It is interesting how long it can take to accept, get used to and just get on with things. For me, anyway, it can take a long, long time. Lately, tho', it has been easier just to get on with it-whatever "it" may be. And this in spite of the constant distraction and problem-solving of the build for my mom's new rooms (nearly there...will share soon!). Bath day is a good example...I don't know why I tended to dread it until very recently. In the early days with Mom, it was nerve-wracking working around the broken wrist, her wobbliness in the shower, the challenge of helping her to stand up after a bath. Now, we are old pros at it...showers only, accomplished as quickly as possible before she tires, all the shampooing and washing rituals firmly in place.
I have learned to respect Mom's shyness about the whole process, and the fact that she can't remember that we have done this week in, week out for more than a year. So I repeat the same instructions and assurances as we go through each step...most steps of which she can still do herself, which is something I don't ever take for granted. The one part of "bath day" that I do completely is the flossing of her teeth. But we have that down to a quick and not-bad-at-all process with flossing sticks and yummy natural mouthwash.
And throughout the process are moments when Mom breaks into little songs that she make up about some phrase I have spoken-"step over carefully" or "sit down on the toilet". It is sweet. She always expresses her appreciation of how good the lotion feels when I massage it into legs and arms and back.
Tho' it is a strain for her to hear me while her hearing aids are out during the whole bath-time, I jolly her along with jokes and reminiscence...reminding her, for instance, when I encouraged her to try to throw the crumpled tissue in the trash-basket (it hit the rim!), that she was called "Dead-eye" in high school for her basketball talents.

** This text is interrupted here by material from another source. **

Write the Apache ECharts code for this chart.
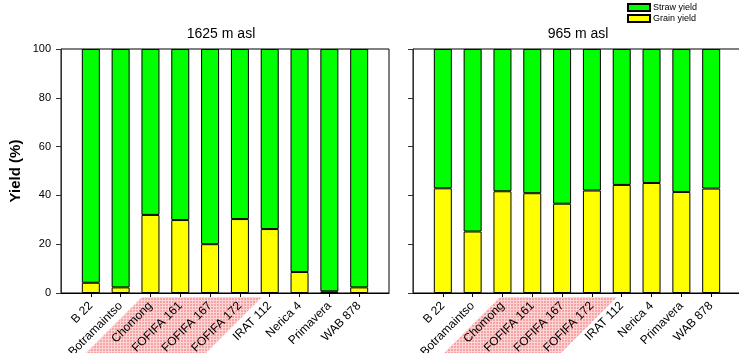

A few weeks ago as I was sitting on the rug at her feet, rubbing lotion onto her legs, Mom said "I used to do this for my mother." I stopped in surprise...Mom hasn't remembered anything about caring for her mother (which she did for the last ten or so years of my grandmother's life) for many years. I asked her what she did for her mother. She replied "helped her to bathe". I found this very moving. And it is these little "rewards" of memory, insight, humor and connection that help me to keep on with a little more ease and energy than I might otherwise have.

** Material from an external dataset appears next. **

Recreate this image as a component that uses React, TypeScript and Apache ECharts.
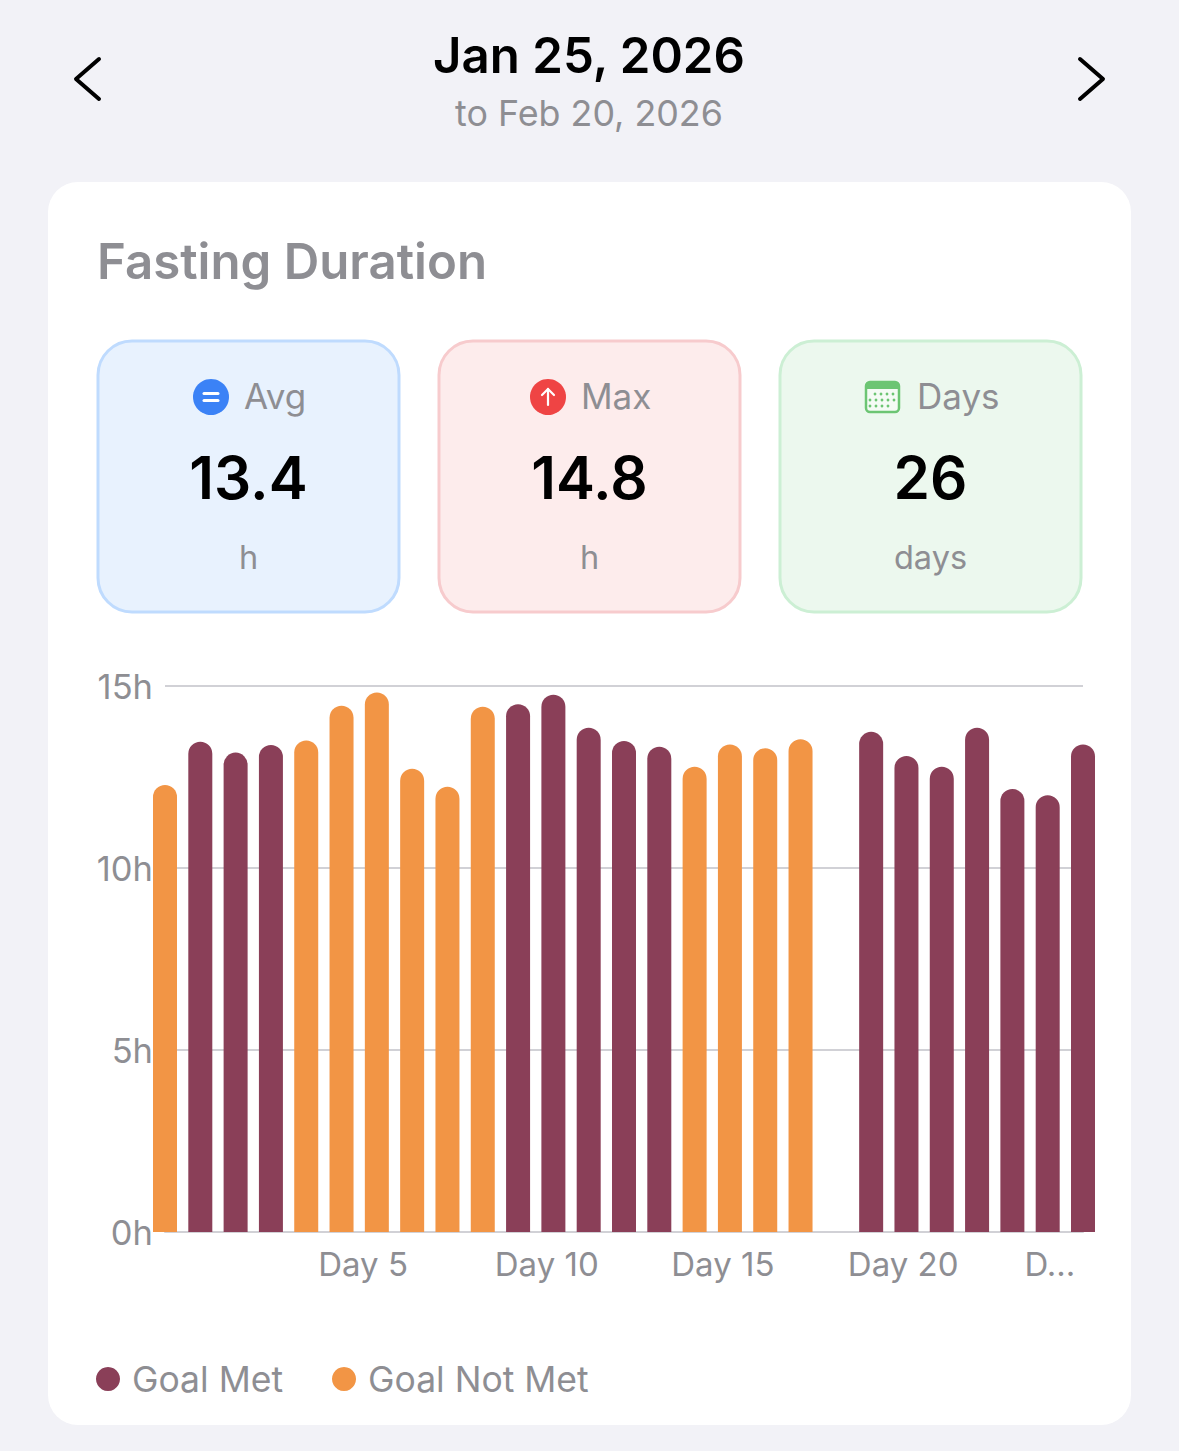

*These photos were taken a few weeks ago when I took my mom on a walk to our old orchard to see the asian pear tree in bloom. She didn't enjoy it as I had hoped she would...the air was too cold, the earth too rough for her, but she perked up when she saw this "fellow" in the tree. We laughed at his forlorn face, and for once, I wasn't spooked by what she "sees" in the trees and fields. For once, I could see it, too.*
5 comments:
Oh Lesley,
each of these journals where you share in the day to day duties with your mom and the joys you witness are wonderful. They remind me of my dad and other wonderful older people that I have heard about as their days unfold and they encounter "new" things and tasks that they need assistance with. Your mom is so lucky! God bless you all! Missing you today at the spring show. -Julie
This is so encouraging to me because with me grudgingly helping my mother, it's good for me to see others in harder circumstances. Puts it into perspective. My mom is still at her own home, but still I fuss and bother.
My attitude needs growing up, I know. It's hard, though, to make the change from seeing a parent be independent and suddenly more child-like. Guess I wasn't prepared.
Thanks for sharing your love for your mom. You are a sweet daughter.
What a lovely post, in every way. You're an amazing photographer!
I wish my mom would let me help her with her teeth. It's a hurdle we haven't been able to get past yet. She insists on doing it herself, but always misses half her teeth, and the results have been disasterous - I've lost count of how many cavities this year.
in your kindness and care, you are such a heroine.
This is a very nice post - it has a gentle feel to it. I helped my mom shower on occasion when she was in assisted living. Mom often resisted when staff tried to help her. I always enjoyed it for some reason. I ended up soaking wet most of the time. But there is little more intimate than showering one's mother, I guess, and I found some sort of solace in that task. I wish I had thought to use lotion - she probably would have enjoyed that a lot. And how interesting that it brought out a memory for her.